# what plow? (2005 dodge half ton hemi 4 door)



## clp94 (Dec 18, 2010)

hey guys im new here, nice to meet ya im from boston my name is corey. I got a question, i have a 2005 dodge ram half ton, has the hemi its a 4 door 6 ft bed. i wanna hang a plow on it but i dont know what plow to choose. id like to stay away from the hydraulic lift(boss, fisher ht, sno way etc.) because id like to be able to stack higher with the chain lift. im thinking about the fisher sd or the western midweight maybe a curtis, what do you guys think? im currently using a tractor right now for residentials but supply and demand is kicking in, people are demanding more and i need to start supplying so i need to hang a plow on this truck and take care of these people. thanks guys.


----------



## mercer_me (Sep 13, 2008)

A 7.5' Fisher HD or SD or a 7.5' Boss Trip Edge would work good on your truck.


----------



## clp94 (Dec 18, 2010)

boss trip edge is a little heavy for a half ton aint it? lol. i do like the trip edge design over the full blade trip so im leaning toward the fisher hd. what would you recommend to keep the front end from squatting too much? just timbrens?


----------



## djtidbit (Mar 16, 2010)

i'm running a snowdogg hd75. Nearly $1000 cheaper than other comparable plows.

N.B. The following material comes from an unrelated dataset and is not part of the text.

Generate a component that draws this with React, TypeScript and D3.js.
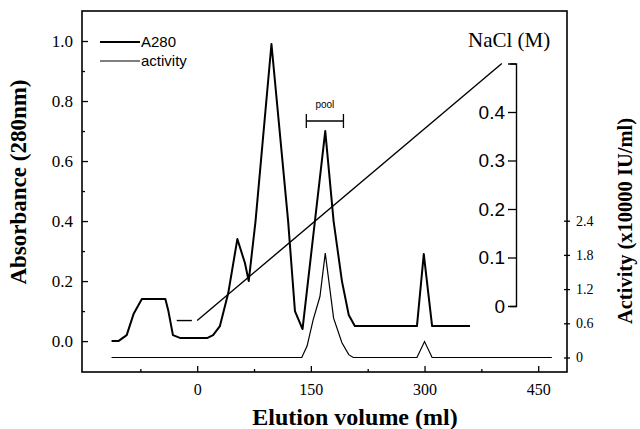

Plow is very heavy duty compared to the older westerns we run. Has 2" wide lift cylinder, huge kingpin, and my favorite part is the trip pivot is a 6 in. sleeved/greasable rod. Mounting effieciently takes some practice but so far am very pleased with it.


----------



## mercer_me (Sep 13, 2008)

Timbrens and a leveling kit would work good. But I think you would be fine with no front end modifications if you go with the 7.5' Fisher HD.


----------



## djtidbit (Mar 16, 2010)

I did timbrens and leveling kit. I would definately do timbrens as, even with leveling kit, plow rides on timbrens when raised. I would trust factory stops for that. Timbrens install is a few minutes, worth the piece of mind. If you do put them on don't forget to use loctite, as others on here have had their timbrens fall off.


----------



## clp94 (Dec 18, 2010)

thanks a lot guys i think i will go with the fisher hd, i will look at the hd75 though before making my decision. where can i get a good set of timbrens?


----------



## Bunky1 (Jan 28, 2010)

ill 2nd the Snow Dogg. Put one on my 05' Ram 4X4 and runs perfect and all for about $4k.


----------



## clp94 (Dec 18, 2010)

how bad does the truck squat with the plow raised?


----------



## Deerewashed (Jan 13, 2010)

i would get a meyer half ton v but thats just me.......


----------



## leepotter (Nov 25, 2009)

I'm running MD75 w/ timbrens. No problems yet with plow, second year. I did buy a back drag edge.


----------



## Bunky1 (Jan 28, 2010)

It drops 1.75 inches and I don't use Tims. I do use 400# of ballast.


----------